The recently booming technique of deep learning has greatly advanced the innovation of modeling methods in speech synthesis. Based on deep learning, this dissertation carries out an in-depth investigation and exploration on modeling methods for speech synthesis, including the conventional complex pipeline and end-to-end architecture. There is still a clear gap between synthesized speech and recording, which can be easily distinguished by human. This gap mainly reflects in three aspects: the flat prosody, the unsatisfying speech quality and the lack of diversity of synthesized speech style. This dissertation focuses on the design and improvement of deep learning based speech synthesis methods from three aspects: prosody modeling, acoustic modeling and speech style diversity modeling. The main contributions are as follows:
In the goal of improving the prosody expressiveness, the prosody (both prosodic boundary and duration) modeling methods are studied in detail. In the prosodic boundary modeling, a novel model architecture using character-enhanced embedding feature and model fusion approach is proposed to effectively improve the accuracy of prosodic boundary prediction. Based on this, a language-independent end-to-end prosodic boundary prediction method is further proposed. This method combines feature extraction and modeling method into a unified framework, which does not rely on any language-dependent linguistic features. The proposed method not only greatly simplifies the modeling process, but also further improves the accuracy of prosodic boundary prediction, thereby improving the prosody expressiveness of synthesized speech. In the duration modeling, a discrete duration modeling method based on multi-task learning (by improving feature representations, loss functions, duration decoding and modeling methods) is proposed to alleviate the ``over-averaged" effect of the generated phone duration. Both the objective and subjective evaluation results show that the proposed method improves the phone duration distribution, and thus significantly improves the prosody expressiveness of synthesized speech.
In the goal of improving the speech quality and alleviating the ``exposure bias" caused by autoregressive generation, two different end-to-end acoustic modeling methods based on forward and backward decoding regularization are proposed. These two methods can learn to predict future information by improving the agreement between forward and backward decoding sequences. Specifically, the first one is operated on model-level, which aims to reduce the mismatch between two directional models, namely L2R (which generates targets from left-to-right) and R2L (which generates targets from right-to-left). While the second one operates on decoder-level and tries to reduce the mismatch between the forward and backward decoders. Experimental results show that both two proposed methods lead a significant improvement on both robustness and overall speech quality than the baseline (a revised version of Tacotron2). Meanwhile, the second method achieves the best performance: with a MOS of 4.55 in a general test (which is close to the recording 4.65), and obvious preference advantage in a challenging test.
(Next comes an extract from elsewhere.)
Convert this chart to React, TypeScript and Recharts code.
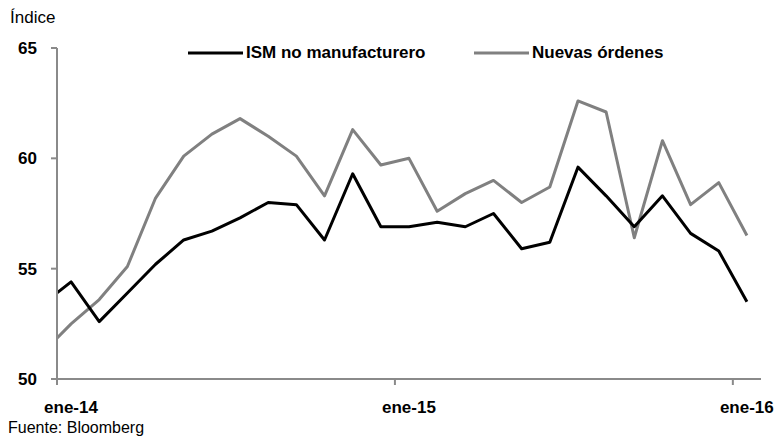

In the goal of improving the accuracy of speech style diversity modeling, the generation of interrogative, exclamatory and declarative speech is studied on both the conventional complex pipeline and end-to-end architecture. On the conventional complex pipeline, in order to alleviate the shortcomings of HMM-based multi-style speech synthesis pipeline, a deep neural network based multi-style speech synthesis method is proposed. By sharing hidden layers among different styles, the hidden layers are able to learn maximum knowledge shared among different styles, thereby assisting the modeling of each style. Experimental results show that the proposed method can effectively improve the effect of multi-style modeling. On the end-to-end architecture, an end-to-end multi-style speech synthesis method is proposed. The proposed method not only greatly simplifies the modeling complexity of the traditional multi-style speech synthesis pipeline, but also can explicitly model multi-style information or emotional types through unsupervised learning. Experimental results show that the proposed method greatly improves the effect of multi-style modeling, with a MOS of 4.13 and 4.21 on the generation of the exclamatory and interrogative speech style, respectively.